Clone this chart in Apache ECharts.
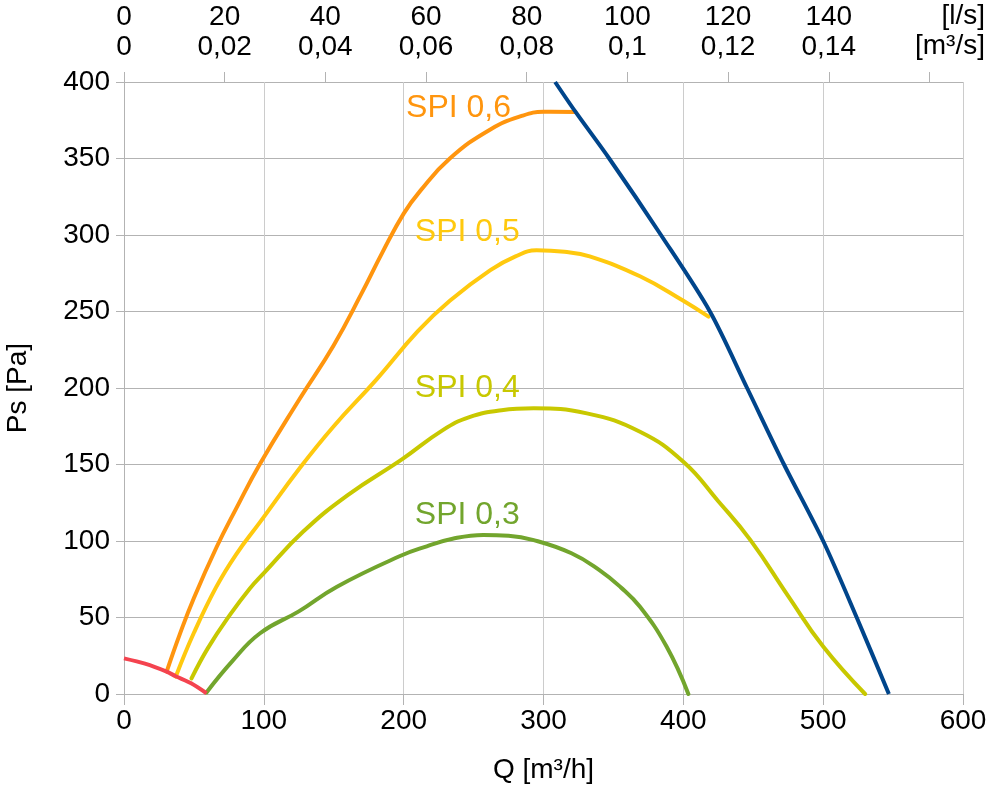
<!DOCTYPE html>
<html>
<head>
<meta charset="utf-8">
<script src="https://cdn.jsdelivr.net/npm/echarts@6/dist/echarts.min.js"></script>
<style>
html,body{margin:0;padding:0;background:#fff;}
#c{width:995px;height:788px;}
</style>
</head>
<body>
<div id="c"></div>
<script>
// Data: [Q m3/h, Ps Pa]
var spi06 = [[30.5,14.6],[40,39.3],[50,62.8],[66,95.6],[80,120.8],[97.3,150.5],[125,192],[150,228],[170,262],[185,289],[200,314],[212,329],[233,350],[262,369],[285,378],[300,380.5],[322.8,380.4]];
var spi05 = [[37,11.3],[50,40],[66,70],[80,91],[97,112],[126,148],[150,175],[180,205],[210,237],[233,257],[262,277],[280,286],[295,290],[315,289],[333,286],[369,273],[400,257],[418,246.6]];
var spi04 = [[48.3,10.2],[60,30],[76,52],[90,69],[100,79],[128,106],[160,130],[199,153.5],[228,172.5],[247,181],[270,185.5],[293,186.7],[331,183.4],[369,171.4],[400,151.8],[425,126],[448,100.6],[475,64],[500,31],[530,0]];
var spi03 = [[59,1],[77,21],[97.3,39.7],[125,54],[152,70],[197,90],[216.5,96.5],[235,101.5],[257,104],[275,103.5],[293,100.6],[320,92],[340,81],[355,70],[369,57],[388,31],[403.6,0]];
var fanMax = [[308.3,400],[322.8,380.6],[347,350],[384,300],[419,250],[445.6,200],[472,150],[500,100],[524,50],[547,0]];
var minLine = [[0,23.3],[15,19.8],[30.5,14.6],[37,11.6],[48,7],[59,0.5]];

var seriesNames = ['SPI 0,6','SPI 0,5','SPI 0,4','SPI 0,3'];
var labelPos = [[201.7,382.8],[208,302],[208,200],[208,117]];

var xTicksQ = [0,100,200,300,400,500,600];
var yTicks = [0,50,100,150,200,250,300,350,400];
var topTicksLs = [0,20,40,60,80,100,120,140,160];
var topUnitLs = '[l/s]';
var topUnitM3s = '[m³/s]';

var FONT = "'Liberation Sans', Arial, sans-serif";
var GRID = '#b3b3b3';

var colors = ['#ff950e','#ffc90e','#c8c800','#72a52d'];
var curves = [spi06, spi05, spi04, spi03];

var chart = echarts.init(document.getElementById('c'), null, {renderer:'canvas'});

var series = curves.map(function(d, i){
  return {
    type:'line', name: seriesNames[i], data: d, xAxisIndex:0, yAxisIndex:0,
    smooth:0.45, symbol:'none',
    lineStyle:{color:colors[i], width:4, cap:'round'},
    z: 3,
    markPoint:{
      symbol:'circle', symbolSize:0, silent:true, animation:false,
      data:[{coord:labelPos[i], value:seriesNames[i]}],
      label:{show:true, position:[0,0], align:'left', verticalAlign:'middle',
             formatter: seriesNames[i], color:colors[i], fontSize:32, fontFamily:FONT}
    }
  };
});
series.push({type:'line', data:fanMax, smooth:0.3, symbol:'none', lineStyle:{color:'#00458b', width:4}, z:4});
series.push({type:'line', data:minLine, smooth:0.3, symbol:'none', lineStyle:{color:'#f4434f', width:4}, z:4});

chart.setOption({
  animation:false,
  backgroundColor:'#fff',
  grid:{left:124, top:82, right:32, bottom:94, containLabel:false, outerBoundsMode:'none'},
  xAxis:[
    {type:'value', position:'bottom', min:0, max:600, interval:100,
     name:'Q [m³/h]', nameLocation:'middle', nameGap:61,
     nameTextStyle:{fontSize:28, fontFamily:FONT, color:'#000', lineHeight:30},
     axisLine:{show:true, lineStyle:{color:GRID, width:1}},
     axisTick:{show:true, length:11, lineStyle:{color:GRID}},
     axisLabel:{fontSize:28, fontFamily:FONT, color:'#000', margin:12, lineHeight:30,
                customValues:xTicksQ},
     splitLine:{show:true, lineStyle:{color:'#cccccc', width:1}}},
    {type:'value', position:'top', min:0, max:600/3.6, interval:20,
     axisLine:{show:false},
     axisTick:{show:true, length:10, lineStyle:{color:GRID}, customValues:topTicksLs},
     axisLabel:{fontSize:28, fontFamily:FONT, color:'#000', margin:20, lineHeight:30,
                customValues:topTicksLs.slice(0,-1),
                formatter:function(v){ return v + '\n' + String(v/1000).replace('.', ','); }},
     splitLine:{show:false}}
  ],
  yAxis:{type:'value', min:0, max:400, interval:50,
     name:'Ps [Pa]', nameLocation:'middle', nameGap:92, nameRotate:90,
     nameTextStyle:{fontSize:28, fontFamily:FONT, color:'#000'},
     axisLine:{show:true, lineStyle:{color:GRID}},
     axisTick:{show:true, length:8, lineStyle:{color:GRID}},
     axisLabel:{fontSize:28, fontFamily:FONT, color:'#000', margin:14, customValues:yTicks},
     splitLine:{show:true, lineStyle:{color:GRID, width:1}}},
  graphic:[
    {type:'text', x:985, y:16.7, style:{text:topUnitLs, fontSize:28, fontFamily:FONT, fill:'#000', align:'right', verticalAlign:'middle'}},
    {type:'text', x:985, y:46.7, style:{text:topUnitM3s, fontSize:28, fontFamily:FONT, fill:'#000', align:'right', verticalAlign:'middle'}}
  ],
  series: series
});
</script>
</body>
</html>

-*-*-

Pictures are excluded: retype only the lines from the beginning of the listing above through the line with "var labelPos = [[201.7,382.8],[208,302],[208,200],[208,117]];", both included.

▸ Exercise answer
Clone this chart in Apache ECharts.
<!DOCTYPE html>
<html>
<head>
<meta charset="utf-8">
<script src="https://cdn.jsdelivr.net/npm/echarts@6/dist/echarts.min.js"></script>
<style>
html,body{margin:0;padding:0;background:#fff;}
#c{width:995px;height:788px;}
</style>
</head>
<body>
<div id="c"></div>
<script>
// Data: [Q m3/h, Ps Pa]
var spi06 = [[30.5,14.6],[40,39.3],[50,62.8],[66,95.6],[80,120.8],[97.3,150.5],[125,192],[150,228],[170,262],[185,289],[200,314],[212,329],[233,350],[262,369],[285,378],[300,380.5],[322.8,380.4]];
var spi05 = [[37,11.3],[50,40],[66,70],[80,91],[97,112],[126,148],[150,175],[180,205],[210,237],[233,257],[262,277],[280,286],[295,290],[315,289],[333,286],[369,273],[400,257],[418,246.6]];
var spi04 = [[48.3,10.2],[60,30],[76,52],[90,69],[100,79],[128,106],[160,130],[199,153.5],[228,172.5],[247,181],[270,185.5],[293,186.7],[331,183.4],[369,171.4],[400,151.8],[425,126],[448,100.6],[475,64],[500,31],[530,0]];
var spi03 = [[59,1],[77,21],[97.3,39.7],[125,54],[152,70],[197,90],[216.5,96.5],[235,101.5],[257,104],[275,103.5],[293,100.6],[320,92],[340,81],[355,70],[369,57],[388,31],[403.6,0]];
var fanMax = [[308.3,400],[322.8,380.6],[347,350],[384,300],[419,250],[445.6,200],[472,150],[500,100],[524,50],[547,0]];
var minLine = [[0,23.3],[15,19.8],[30.5,14.6],[37,11.6],[48,7],[59,0.5]];

var seriesNames = ['SPI 0,6','SPI 0,5','SPI 0,4','SPI 0,3'];
var labelPos = [[201.7,382.8],[208,302],[208,200],[208,117]];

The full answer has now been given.